Giuseppe entonces ordenaría un close up que se posa en el mueble de cedro junto a su escritorio. Una pequeña figura ovoide con diez orificios de un color azul turquesa brillante es el centro de la escena: parece un adorno exótico, pero es la ocarina, el instrumento que le dio forma a la historia del Novecento de Italia, tan sordo a la vista y tan vistoso al oído.
Así, mientras se desarrolla la Misión más sangrienta y austera, el italiano madura al ritmo del oboe en un tintineo melódico del baile de las gotas de lluvia. Este hombre seguiría en su escritorio, ahora con unos espejuelos de lente cuadrado y el pelo de canas chispeantes, con un espectro de maestro inmóvil. El maestro de la partitura visual que la pura formalidad convierte en arena. Por la mente de este hombre que se hace viejo entre escalas atemperadas vienen Eliot Ness, Bugsy, Malena…
Pero es esta una película sobre una Roma desolada, vacía, serena, donde no hay gansters, ni cowboys, ni fascismo, ni estrellas. Una película donde la banda sonora debería ser la acción plena y total, pero no se escucha, solo se ve, se toca, se imagina cuando aparece el protagonista que ya usa bastón y que lo saludan en inglés, pero siempre responde en italiano. Con tanta melodía en su cabeza, el idioma anglosajón no cabe.

Este señor, que, por cierto, se llama Ennio, se decide a salir de su casa por fin. De su Roma de siempre. De su Olímpico y su olimpo. Para ir a Sicilia (se nota la mano de Tornatore en el guion y la dirección) a visitar un Cinema tan viejo como él, acompañado por un cineasta en su cincuentena, calvo, de espejuelos redondos. Aunque agotado por el viaje, el romano no quiere interrupción para llegar a su destino.
Luego de transitar por la desolación de varias callejuelas, verían el cartel lumínico: han llegado al Viejo Nouvo Cinema Paradiso. A Ennio, que nunca había estado en ese lugar, le salen unas lágrimas que parecen lloradas por violines. Lo ha visto muchas veces desde la mesa de su escritorio, lo ha escuchado con el oído que solo tienen los directores de orquesta, pero nunca lo había palpado.

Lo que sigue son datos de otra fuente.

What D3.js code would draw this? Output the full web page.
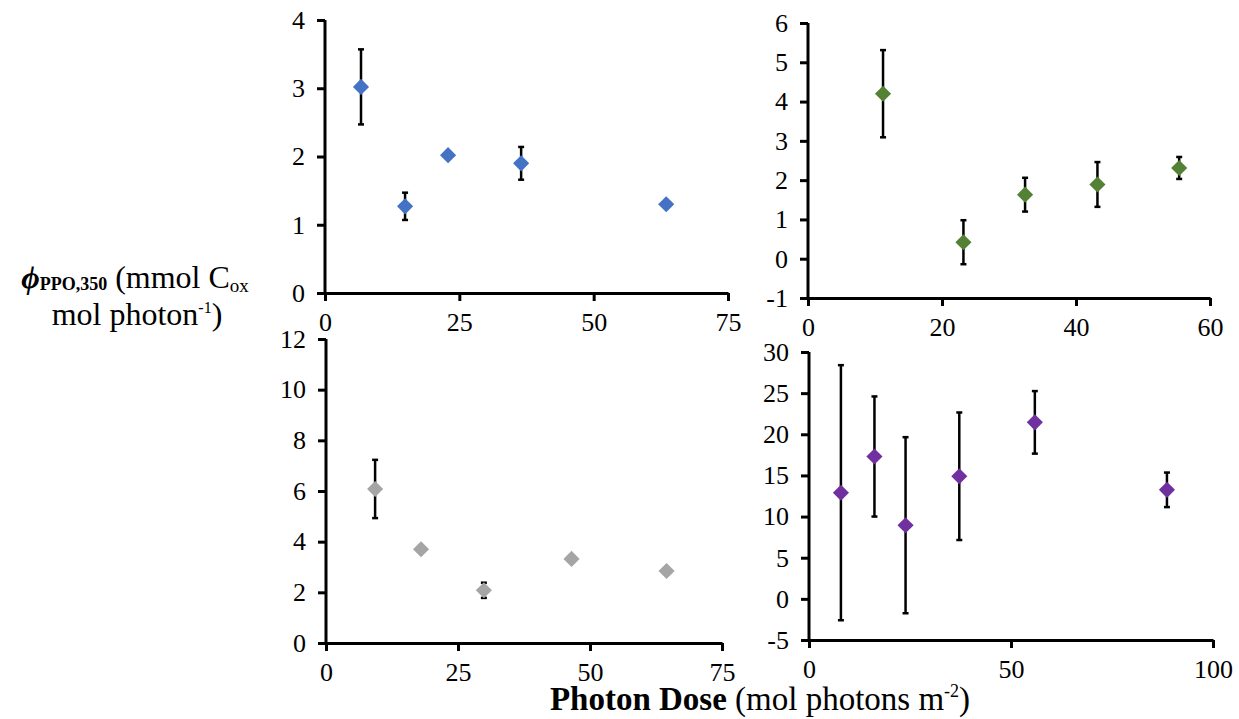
<!DOCTYPE html>
<html>
<head>
<meta charset="utf-8">
<script src="https://cdn.jsdelivr.net/npm/d3@7"></script>
<style>
body { margin: 0; background: #fff; }
svg { display: block; font-family: "Liberation Serif", "Times New Roman", serif; }
</style>
</head>
<body>
<svg id="chart"></svg>
<script>
var width = 1239,
	height = 719;

// top left - blue
var doseA = [6.7, 14.9, 22.9, 36.5, 63.5];
var phiA = [3.02, 1.27, 2.02, 1.90, 1.30];
var errA = [0.55, 0.20, 0, 0.24, 0];
// top right - green
var doseB = [11.2, 23.2, 32.4, 43.2, 55.4];
var phiB = [4.20, 0.42, 1.63, 1.89, 2.31];
var errB = [1.11, 0.56, 0.43, 0.57, 0.28];
// bottom left - grey
var doseC = [9.3, 18.0, 29.9, 46.5, 64.5];
var phiC = [6.08, 3.70, 2.08, 3.32, 2.84];
var errC = [1.15, 0, 0.30, 0, 0];
// bottom right - purple
var doseD = [7.9, 16.2, 23.9, 37.2, 55.9, 88.6];
var phiD = [12.9, 17.3, 8.95, 14.9, 21.45, 13.25];
var errD = [15.5, 7.3, 10.7, 7.75, 3.8, 2.1];

var ticksXA = [0, 25, 50, 75], ticksYA = [0, 1, 2, 3, 4];
var ticksXB = [0, 20, 40, 60], ticksYB = [-1, 0, 1, 2, 3, 4, 5, 6];
var ticksXC = [0, 25, 50, 75], ticksYC = [0, 2, 4, 6, 8, 10, 12];
var ticksXD = [0, 50, 100], ticksYD = [-5, 0, 5, 10, 15, 20, 25, 30];

var panels = [
	{x: doseA, y: phiA, e: errA, tx: ticksXA, ty: ticksYA, color: "#4472C4", left: 325, right: 728, top: 20, bottom: 293},
	{x: doseB, y: phiB, e: errB, tx: ticksXB, ty: ticksYB, color: "#548235", left: 808, right: 1210, top: 23, bottom: 298},
	{x: doseC, y: phiC, e: errC, tx: ticksXC, ty: ticksYC, color: "#A5A5A5", left: 326, right: 722, top: 339, bottom: 643},
	{x: doseD, y: phiD, e: errD, tx: ticksXD, ty: ticksYD, color: "#7030A0", left: 809, right: 1213, top: 352, bottom: 640}
];

var svg = d3.select("#chart").attr("width", width).attr("height", height);

var diamond = d3.symbol().type(d3.symbolSquare).size(130);
var plain = function(d) { return String(d); };

panels.forEach(function(p) {
	var xScale = d3.scaleLinear()
		.domain(d3.extent(p.tx))
		.range([p.left, p.right]);
	var yScale = d3.scaleLinear()
		.domain(d3.extent(p.ty))
		.range([p.bottom, p.top]);

	var g = svg.append("g");

	var xAxis = g.append("g")
		.attr("transform", "translate(0," + p.bottom + ")")
		.call(d3.axisBottom(xScale).tickValues(p.tx).tickFormat(plain).tickSize(8).tickSizeOuter(0).tickPadding(12));
	var yAxis = g.append("g")
		.attr("transform", "translate(" + p.left + ",0)")
		.call(d3.axisLeft(yScale).tickValues(p.ty).tickFormat(plain).tickSize(8).tickSizeOuter(0).tickPadding(12));

	[xAxis, yAxis].forEach(function(a) {
		a.attr("font-family", "Liberation Serif").attr("font-size", 26);
		a.select(".domain").attr("stroke", "#000").attr("stroke-width", 3);
		a.selectAll(".tick line").attr("stroke", "#000").attr("stroke-width", 3);
		a.selectAll(".tick text").attr("fill", "#000");
	});
	// close the corner where the two axes meet
	yAxis.select(".domain").attr("d", "M0," + (p.bottom + 1.5) + "V" + p.top);

	var pts = p.x.map(function(d, i) { return {x: d, y: p.y[i], e: p.e[i]}; });

	var bars = g.append("g").attr("stroke", "#000").attr("stroke-width", 2.5);
	pts.filter(function(d) { return d.e > 0; }).forEach(function(d) {
		var cx = xScale(d.x), y1 = yScale(d.y + d.e), y2 = yScale(d.y - d.e);
		bars.append("line").attr("x1", cx).attr("x2", cx).attr("y1", y1).attr("y2", y2);
		bars.append("line").attr("x1", cx - 3).attr("x2", cx + 3).attr("y1", y1).attr("y2", y1);
		bars.append("line").attr("x1", cx - 3).attr("x2", cx + 3).attr("y1", y2).attr("y2", y2);
	});

	g.append("g").selectAll("path")
		.data(pts)
		.join("path")
		.attr("d", diamond)
		.attr("transform", function(d) { return "translate(" + xScale(d.x) + "," + yScale(d.y) + ") rotate(45)"; })
		.attr("fill", p.color);
});

// y axis title, two lines
var yt = svg.append("text")
	.attr("x", 135).attr("y", 288)
	.attr("text-anchor", "middle")
	.style("font-size", "32px");
yt.append("tspan").text("\u03D5").style("font-weight", "bold").style("font-style", "italic");
yt.append("tspan").text("PPO,350").style("font-weight", "bold").style("font-size", "18px").attr("dy", 2);
yt.append("tspan").text(" (mmol C").attr("dy", -2);
yt.append("tspan").text("ox").style("font-size", "19px").attr("dy", 4);

var yt2 = svg.append("text")
	.attr("x", 137).attr("y", 325)
	.attr("text-anchor", "middle")
	.style("font-size", "32px");
yt2.append("tspan").text("mol photon");
yt2.append("tspan").text("-1").style("font-size", "16px").attr("dy", -12);
yt2.append("tspan").text(")").attr("dy", 12);

// x axis title
var xt = svg.append("text")
	.attr("x", 760).attr("y", 710)
	.attr("text-anchor", "middle")
	.style("font-size", "33px");
xt.append("tspan").text("Photon Dose").style("font-weight", "bold");
xt.append("tspan").text(" (mol photons m");
xt.append("tspan").text("-2").style("font-size", "18px").attr("dy", -13);
xt.append("tspan").text(")").attr("dy", 13);
</script>
</body>
</html>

La alfombra de la entrada es de un rojo degradado hasta el cansancio. Cansancio también se ve en las butacas del cine despoblado. Todo el cine para Ennio, solo para él. Si se vuelve y eleva la vista, sus lentes darían al lente del roído proyector. Proyecto de fósil con innúmeros rollos de óxido y el pedazo de manivela salvado de los giros del incendio. Pero el protagonista solo tiene La desconocida sensación de que el ambiente lo acalora, el aparente vacío le devuelve la alegría rara de olvidar las cosas queridas. Sabe que es el final de algo. «Ricordare, ricordare» suena en su cabeza: porque todo vuelve, incluso si Ennio no se da cuenta. Está zambullido en el cinema. Su amigo se desvaneció de su lado. De tanta emoción, no lo percibe, lo único que perciben son un atril y una batuta debajo de la gran pantalla. A cada paso lento y eufórico que da, lo acompañan los cómplices de su larga vida: la reverberación, el eco, y Ennio responde silbando hasta que alcanza el atril y levanta la batuta. Silencio. Morricone se vuelve a las butacas y todas están llenas. Reaparece su amigo Giuseppe en primera fila. Todos esperan el movimiento del brazo derecho del maestro. Lo levanta. Vuelve el eco, la reverberación, la ocarina. Morricone silba y de la pantalla comienzan a verse las composiciones de Amapola, Canción de amor, María, El disco roto. Y de la pantalla comienzan a verse los sonidos de Ennio Morricone. La música del cine, de su vida, de nuestra vida. Ennio mira la música: Morricone toca el cine, dicen los créditos.